I wonder if the students at Berkley have been hacking???
[(myl) And successive additions of ç are translated as
Coulter
Foaming
Tongue-in-cheek
Tongue-in-the-wall crutches
Tongue-in-the-wall crusher
]
richardelguru said,
May 1, 2017 @ 7:31 am
Oh! and adding another ç produces 'Foaming'!!
Lane said,
May 1, 2017 @ 3:47 pm
For what it's worth, my understanding, confirmed by someone at Deepmind, is that Deepmind, while owned by Google, has nothing to do with Translate. Unless I'm missing something subtle in Mark's ex reticulo joke…
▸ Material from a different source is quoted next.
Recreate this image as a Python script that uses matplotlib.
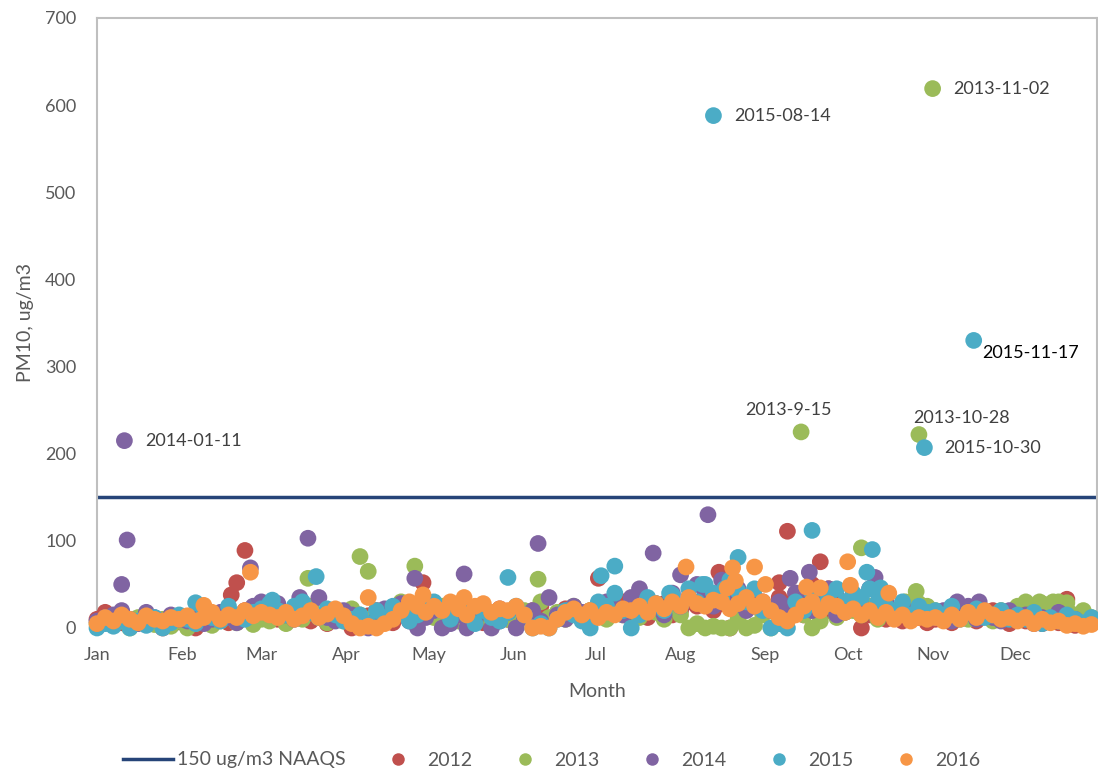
import numpy as np
import matplotlib
matplotlib.use("Agg")
import matplotlib.pyplot as plt
from matplotlib.lines import Line2D

plt.rcParams['font.family'] = ['Lato', 'DejaVu Sans']

years = ["2012", "2013", "2014", "2015", "2016"]
colors = ["#C0504D", "#9BBB59", "#8064A2", "#4BACC6", "#F79646"]
months = ["Jan", "Feb", "Mar", "Apr", "May", "Jun", "Jul", "Aug", "Sep", "Oct", "Nov", "Dec"]
month_start_doy = [1, 32, 61, 92, 122, 153, 183, 214, 245, 275, 306, 336]
naaqs = 150

# Background daily values sampled every third day (day-of-year 1, 4, 7, ...)
bg_2012 = [10, 18, 12, 6, 3, 8, 14, 5, 0, 10, 7,
           4, 0, 12, 8, 15, 6, 10, 20, 14, 25,
           18, 10, 6, 15, 20, 8, 12, 5, 18, 10,
           0, 8, 14, 20, 10, 6, 15, 22, 12, 25,
           20, 15, 8, 18, 25, 12, 6, 15, 22, 10,
           8, 14, 20, 25, 10, 15, 22, 18, 12, 20,
           25, 15, 20, 30, 18, 25, 12, 22, 28, 15, 20,
           30, 25, 35, 20, 28, 0, 22, 35, 25, 30,
           20, 35, 28, 40, 15, 30, 25, 20, 35, 18,
           30, 0, 15, 25, 10, 20, 8, 15, 12, 6,
           10, 15, 6, 12, 18, 8, 14, 20, 10, 5,
           12, 8, 15, 5, 10, 6, 12, 3, 8, 10]
bg_2013 = [5, 10, 3, 8, 0, 12, 6, 4, 10, 2, 8,
           0, 5, 10, 3, 8, 12, 6, 15, 4, 10,
           8, 14, 5, 20, 10, 25, 12, 6, 15, 8,
           22, 15, 10, 6, 18, 12, 30, 20, 8, 14,
           12, 25, 18, 8, 15, 10, 20, 6, 14, 10,
           15, 20, 8, 30, 12, 18, 10, 25, 14, 20,
           18, 10, 25, 15, 20, 12, 28, 18, 10, 22, 15,
           0, 5, 0, 2, 0, 0, 10, 0, 3, 15,
           0, 5, 10, 20, 15, 0, 8, 25, 12, 18,
           20, 15, 25, 10, 18, 12, 22, 30, 28, 25,
           20, 15, 12, 18, 10, 22, 15, 8, 20, 12,
           25, 30, 20, 28, 25, 30, 22, 15, 20, 12]
bg_2014 = [8, 12, 15, 20, 10, 5, 18, 12, 6, 15, 10,
           8, 14, 5, 10, 18, 12, 6, 15, 25, 30,
           20, 28, 15, 10, 25, 18, 35, 12, 8, 20,
           15, 5, 0, 10, 22, 15, 28, 8, 0, 12,
           20, 0, 5, 15, 0, 10, 25, 0, 8, 18,
           0, 12, 20, 8, 35, 15, 10, 25, 18, 12,
           20, 30, 25, 15, 35, 45, 20, 28, 15, 40, 25,
           35, 50, 40, 25, 55, 30, 45, 20, 35, 28,
           20, 30, 25, 40, 35, 20, 28, 45, 15, 30,
           35, 25, 45, 20, 30, 15, 25, 10, 20, 15,
           12, 20, 8, 15, 25, 10, 18, 12, 8, 20,
           10, 15, 5, 12, 8, 18, 6, 10, 4, 8]
bg_2015 = [0, 5, 2, 10, 0, 8, 3, 12, 0, 6, 15,
           10, 5, 20, 12, 8, 25, 15, 10, 18, 22,
           28, 20, 15, 25, 30, 18, 12, 22, 15, 8,
           10, 15, 5, 20, 12, 25, 18, 8, 15, 22,
           30, 20, 10, 25, 15, 5, 20, 12, 8, 18,
           25, 15, 0, 5, 0, 10, 20, 15, 8, 0,
           30, 25, 40, 20, 0, 15, 35, 28, 20, 38, 25,
           45, 30, 50, 40, 35, 55, 42, 30, 45, 20,
           0, 5, 0, 30, 20, 40, 25, 35, 45, 30,
           40, 35, 45, 30, 25, 20, 30, 15, 25, 18,
           20, 15, 25, 10, 18, 22, 12, 15, 20, 10,
           15, 10, 18, 5, 12, 8, 15, 10, 6, 12]
bg_2016 = [5, 12, 8, 15, 10, 6, 14, 10, 8, 12, 10,
           14, 8, 12, 18, 10, 15, 12, 20, 14, 18,
           15, 12, 18, 10, 14, 20, 12, 16, 22, 14,
           5, 0, 2, 0, 5, 10, 20, 30, 25, 18,
           25, 20, 30, 22, 15, 25, 28, 18, 22, 20,
           25, 15, 0, 2, 0, 10, 18, 22, 15, 20,
           12, 18, 15, 22, 20, 25, 18, 28, 22, 30, 25,
           35, 28, 25, 32, 30, 22, 28, 35, 25, 30,
           20, 12, 8, 15, 25, 30, 20, 28, 25, 18,
           22, 15, 20, 12, 18, 10, 15, 8, 12, 10,
           12, 8, 15, 10, 18, 12, 20, 15, 10, 12,
           8, 12, 5, 10, 6, 8, 3, 5, 2, 4]

# Notable days (day of year) and values
pk_days_2012 = [50, 52, 55, 120, 184, 228, 250, 253, 262, 265, 268, 285, 355]
pk_vals_2012 = [38, 52, 89, 52, 57, 64, 52, 111, 50, 76, 45, 47, 33]
pk_days_2013 = [78, 97, 100, 117, 162, 258, 280, 296, 300, 301, 306, 340, 345, 350, 352, 355]
pk_vals_2013 = [57, 82, 65, 71, 56, 225, 92, 30, 42, 222, 619, 28, 30, 30, 28, 29]
pk_days_2014 = [10, 11, 12, 57, 75, 78, 117, 135, 162, 204, 214, 224, 254, 261, 285, 315, 323]
pk_vals_2014 = [50, 215, 101, 69, 35, 103, 57, 62, 97, 86, 61, 130, 57, 64, 58, 30, 30]
pk_days_2015 = [37, 65, 81, 151, 185, 190, 210, 222, 226, 230, 235, 262, 282, 284, 287, 303, 321]
pk_vals_2015 = [29, 32, 59, 58, 60, 71, 40, 50, 588, 45, 81, 112, 64, 90, 46, 207, 330]
pk_days_2016 = [40, 57, 100, 120, 135, 216, 231, 233, 234, 241, 245, 260, 265, 275, 276, 290]
pk_vals_2016 = [26, 64, 35, 38, 35, 70, 46, 69, 54, 70, 50, 47, 46, 76, 49, 40]

# Labelled exceedance events
ann_days = [11, 226, 306, 321, 258, 301, 303]
ann_vals = [215, 588, 619, 330, 225, 222, 207]
ann_text = ["2014-01-11", "2015-08-14", "2013-11-02", "2015-11-17", "2013-9-15", "2013-10-28", "2015-10-30"]

bgs = [bg_2012, bg_2013, bg_2014, bg_2015, bg_2016]
pkd = [pk_days_2012, pk_days_2013, pk_days_2014, pk_days_2015, pk_days_2016]
pkv = [pk_vals_2012, pk_vals_2013, pk_vals_2014, pk_vals_2015, pk_vals_2016]

fig = plt.figure(figsize=(10.98, 7.72), dpi=100)
ax = fig.add_axes([97 / 1098, 1 - 628 / 772, 1000 / 1098, 610 / 772])

ax.axhline(naaqs, color="#264478", lw=2.5, zorder=2)

for i, yr in enumerate(years):
    bg = bgs[i]
    d = np.arange(1, 1 + 3 * len(bg), 3)
    x = np.concatenate([d, np.array(pkd[i])])
    y = np.concatenate([np.array(bg), np.array(pkv[i])])
    ax.scatter(x, y, s=145, color=colors[i], edgecolors="none", zorder=3 + i, clip_on=False)

offsets = [(15, 0, "left"), (15, 0, "left"), (15, 0, "left"), (6, -9, "left"),
           (-9, 16, "center"), (31, 12, "center"), (14, 0, "left")]
for d, v, t, (dx, dy, ha) in zip(ann_days, ann_vals, ann_text, offsets):
    col = "#000000" if t == "2015-11-17" else "#404040"
    ax.annotate(t, (d, v), xytext=(dx, dy), textcoords="offset points",
                ha=ha, va="center", fontsize=13, color=col, zorder=10)

ax.set_xlim(1, 366)
ax.set_ylim(0, 700)
ax.set_yticks(range(0, 701, 100))
ax.set_xticks(month_start_doy)
ax.set_xticklabels(months)
ax.tick_params(axis="both", length=0, labelsize=13, labelcolor="#595959")
ax.tick_params(axis="y", pad=15)
ax.tick_params(axis="x", pad=14)
for s in ax.spines.values():
    s.set_color("#BFBFBF")
    s.set_linewidth(1.5)
ax.spines["bottom"].set_visible(False)

ax.set_xlabel("Month", fontsize=14, color="#595959", labelpad=14)
ax.set_ylabel("PM10, ug/m3", fontsize=14, color="#595959", labelpad=8)

handles = [Line2D([0], [0], color="#264478", lw=2.5)]
labels = ["150 ug/m3 NAAQS"]
for i, yr in enumerate(years):
    handles.append(Line2D([0], [0], marker="o", ls="none", markersize=9,
                          markerfacecolor=colors[i], markeredgecolor="none"))
    labels.append(yr)
fig.legend(handles, labels, loc="center", bbox_to_anchor=(0.502, 1 - 760 / 772),
           ncol=6, frameon=False, fontsize=14, handlelength=2.6, columnspacing=1.4,
           handletextpad=0.2, labelcolor="#595959")

fig.savefig("out.png", dpi=100)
[(myl) I'm assuming that Deep Mind is the Rome of the Neural Catholic Church. And whatever the episcopate, the current orthodoxy is to view Feature Engineering as heresy…]
PB said,
May 3, 2017 @ 7:28 pm
@Michael Watts: the equally nonexistent German word "Brillig": The word doesn't exist in German, but (as a native Swiss-German speaker) I'd say it is a *possible* or thinkable word in German. The German word for glasses (spectacles) is "Brille", so a creative speaker, wishing to express that something has in some way qualities of glasses or is "like glasses", could call that "brillig". It would be a very whimsical, weird way of speaking, though.